REQUIREMENT >>
Exactly and only the lines from the one containing "Generate a Python" through the one containing "80, 90, 100]" belong in your copy. Pictures do not.
━━━━━ INFORMATION SHOWN
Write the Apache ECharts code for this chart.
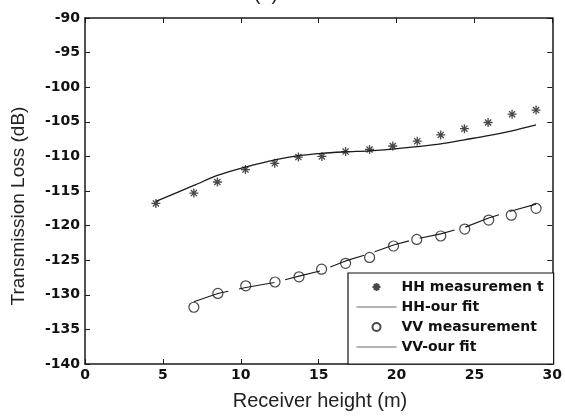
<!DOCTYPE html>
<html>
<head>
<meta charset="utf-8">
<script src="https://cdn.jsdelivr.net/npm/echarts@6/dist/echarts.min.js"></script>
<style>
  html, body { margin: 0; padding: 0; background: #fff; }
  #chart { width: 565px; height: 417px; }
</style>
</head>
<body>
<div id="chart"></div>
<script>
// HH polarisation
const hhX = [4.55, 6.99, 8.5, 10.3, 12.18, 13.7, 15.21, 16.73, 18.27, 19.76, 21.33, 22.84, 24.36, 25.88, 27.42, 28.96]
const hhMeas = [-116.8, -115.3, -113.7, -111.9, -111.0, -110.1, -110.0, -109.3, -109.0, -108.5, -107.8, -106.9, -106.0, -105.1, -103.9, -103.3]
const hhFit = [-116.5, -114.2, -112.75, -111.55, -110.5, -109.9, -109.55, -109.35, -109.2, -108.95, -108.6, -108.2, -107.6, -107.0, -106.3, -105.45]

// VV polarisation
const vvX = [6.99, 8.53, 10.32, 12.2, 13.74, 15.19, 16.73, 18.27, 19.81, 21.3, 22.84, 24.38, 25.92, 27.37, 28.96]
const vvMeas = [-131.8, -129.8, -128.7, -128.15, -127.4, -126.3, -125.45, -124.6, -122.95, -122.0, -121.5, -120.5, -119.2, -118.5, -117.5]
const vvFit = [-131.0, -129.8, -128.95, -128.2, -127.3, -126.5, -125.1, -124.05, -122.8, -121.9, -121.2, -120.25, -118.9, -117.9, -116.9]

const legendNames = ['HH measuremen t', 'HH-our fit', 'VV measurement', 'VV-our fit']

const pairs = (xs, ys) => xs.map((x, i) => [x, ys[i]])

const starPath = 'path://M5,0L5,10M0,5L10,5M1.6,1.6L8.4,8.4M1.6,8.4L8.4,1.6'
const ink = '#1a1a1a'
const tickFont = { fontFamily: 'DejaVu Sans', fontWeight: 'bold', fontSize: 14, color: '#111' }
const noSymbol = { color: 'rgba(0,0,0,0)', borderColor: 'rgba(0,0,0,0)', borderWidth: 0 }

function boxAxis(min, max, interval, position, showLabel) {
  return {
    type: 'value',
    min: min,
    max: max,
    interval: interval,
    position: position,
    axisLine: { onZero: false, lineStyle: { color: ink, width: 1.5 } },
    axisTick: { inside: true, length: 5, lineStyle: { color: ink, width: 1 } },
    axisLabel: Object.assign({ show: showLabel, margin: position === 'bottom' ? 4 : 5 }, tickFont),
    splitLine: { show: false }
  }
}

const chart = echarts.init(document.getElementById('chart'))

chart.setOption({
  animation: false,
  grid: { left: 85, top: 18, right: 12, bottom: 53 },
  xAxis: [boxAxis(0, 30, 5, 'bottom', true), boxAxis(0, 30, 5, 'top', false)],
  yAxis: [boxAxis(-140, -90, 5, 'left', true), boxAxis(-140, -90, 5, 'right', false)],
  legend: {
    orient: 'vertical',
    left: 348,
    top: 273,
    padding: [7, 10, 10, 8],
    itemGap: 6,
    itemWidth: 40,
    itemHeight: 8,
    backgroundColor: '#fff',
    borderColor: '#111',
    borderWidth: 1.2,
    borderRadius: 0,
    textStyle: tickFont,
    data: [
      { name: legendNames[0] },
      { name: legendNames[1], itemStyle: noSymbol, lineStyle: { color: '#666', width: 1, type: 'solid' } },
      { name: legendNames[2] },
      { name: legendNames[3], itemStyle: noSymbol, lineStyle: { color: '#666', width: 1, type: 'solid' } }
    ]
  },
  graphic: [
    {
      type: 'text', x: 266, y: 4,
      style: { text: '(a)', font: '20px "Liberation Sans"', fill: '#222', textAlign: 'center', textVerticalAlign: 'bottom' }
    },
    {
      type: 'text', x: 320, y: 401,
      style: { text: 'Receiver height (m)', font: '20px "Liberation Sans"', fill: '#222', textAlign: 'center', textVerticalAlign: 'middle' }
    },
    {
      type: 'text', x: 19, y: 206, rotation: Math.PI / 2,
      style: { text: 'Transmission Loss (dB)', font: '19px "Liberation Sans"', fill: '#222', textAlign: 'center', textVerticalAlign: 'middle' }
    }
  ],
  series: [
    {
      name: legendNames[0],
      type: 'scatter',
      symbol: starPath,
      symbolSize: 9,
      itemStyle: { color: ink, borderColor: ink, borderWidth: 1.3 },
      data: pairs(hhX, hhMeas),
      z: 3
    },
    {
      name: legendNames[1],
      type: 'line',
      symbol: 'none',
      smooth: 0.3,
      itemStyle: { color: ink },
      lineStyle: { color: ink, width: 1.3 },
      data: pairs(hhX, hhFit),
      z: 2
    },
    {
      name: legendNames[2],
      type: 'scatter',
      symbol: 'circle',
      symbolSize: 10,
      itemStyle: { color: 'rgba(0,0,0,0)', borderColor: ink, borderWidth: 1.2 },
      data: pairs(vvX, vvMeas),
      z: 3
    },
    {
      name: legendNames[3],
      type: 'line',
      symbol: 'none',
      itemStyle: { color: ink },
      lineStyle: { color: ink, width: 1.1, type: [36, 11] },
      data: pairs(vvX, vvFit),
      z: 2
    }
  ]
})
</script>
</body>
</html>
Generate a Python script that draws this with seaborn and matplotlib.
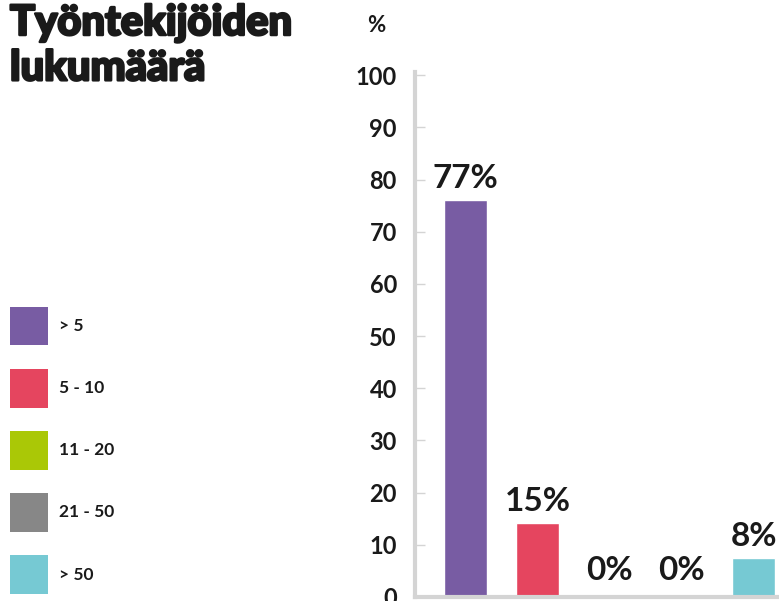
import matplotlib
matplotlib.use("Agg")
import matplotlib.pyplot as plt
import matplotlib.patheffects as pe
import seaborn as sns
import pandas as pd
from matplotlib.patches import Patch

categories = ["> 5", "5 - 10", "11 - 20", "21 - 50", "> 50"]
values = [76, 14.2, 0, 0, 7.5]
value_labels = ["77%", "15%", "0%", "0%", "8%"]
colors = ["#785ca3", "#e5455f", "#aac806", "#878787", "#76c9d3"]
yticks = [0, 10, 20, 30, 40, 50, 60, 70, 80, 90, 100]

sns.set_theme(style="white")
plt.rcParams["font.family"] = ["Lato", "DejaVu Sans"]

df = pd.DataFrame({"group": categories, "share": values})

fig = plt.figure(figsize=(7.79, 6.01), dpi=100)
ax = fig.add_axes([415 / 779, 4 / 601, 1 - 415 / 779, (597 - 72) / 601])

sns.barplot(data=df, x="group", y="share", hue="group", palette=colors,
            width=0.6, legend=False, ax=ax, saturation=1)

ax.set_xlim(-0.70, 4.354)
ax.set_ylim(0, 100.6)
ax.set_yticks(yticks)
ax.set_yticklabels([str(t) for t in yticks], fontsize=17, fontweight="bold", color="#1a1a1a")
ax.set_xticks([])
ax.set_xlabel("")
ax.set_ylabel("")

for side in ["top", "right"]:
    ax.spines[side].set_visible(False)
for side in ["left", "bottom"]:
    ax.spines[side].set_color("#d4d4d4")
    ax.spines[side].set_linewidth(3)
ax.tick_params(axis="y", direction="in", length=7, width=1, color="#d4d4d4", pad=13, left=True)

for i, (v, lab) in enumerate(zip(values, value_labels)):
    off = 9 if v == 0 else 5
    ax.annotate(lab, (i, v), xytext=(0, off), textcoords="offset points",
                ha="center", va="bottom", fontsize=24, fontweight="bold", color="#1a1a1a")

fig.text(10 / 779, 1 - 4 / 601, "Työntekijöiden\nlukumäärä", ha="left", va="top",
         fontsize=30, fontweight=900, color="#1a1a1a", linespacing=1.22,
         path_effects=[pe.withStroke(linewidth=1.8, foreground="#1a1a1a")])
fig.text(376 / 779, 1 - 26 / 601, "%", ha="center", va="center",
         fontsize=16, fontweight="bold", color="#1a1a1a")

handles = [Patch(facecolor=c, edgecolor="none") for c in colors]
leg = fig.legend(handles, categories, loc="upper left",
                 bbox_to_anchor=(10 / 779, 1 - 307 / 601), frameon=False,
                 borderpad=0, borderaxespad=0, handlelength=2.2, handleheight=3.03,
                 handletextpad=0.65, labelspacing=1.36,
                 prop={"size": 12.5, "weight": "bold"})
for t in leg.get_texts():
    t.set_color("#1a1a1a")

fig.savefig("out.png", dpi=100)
━━━━━━━━━━
OUTPUT >>
Generate a Python script that draws this with seaborn and matplotlib.
import matplotlib
matplotlib.use("Agg")
import matplotlib.pyplot as plt
import matplotlib.patheffects as pe
import seaborn as sns
import pandas as pd
from matplotlib.patches import Patch

categories = ["> 5", "5 - 10", "11 - 20", "21 - 50", "> 50"]
values = [76, 14.2, 0, 0, 7.5]
value_labels = ["77%", "15%", "0%", "0%", "8%"]
colors = ["#785ca3", "#e5455f", "#aac806", "#878787", "#76c9d3"]
yticks = [0, 10, 20, 30, 40, 50, 60, 70, 80, 90, 100]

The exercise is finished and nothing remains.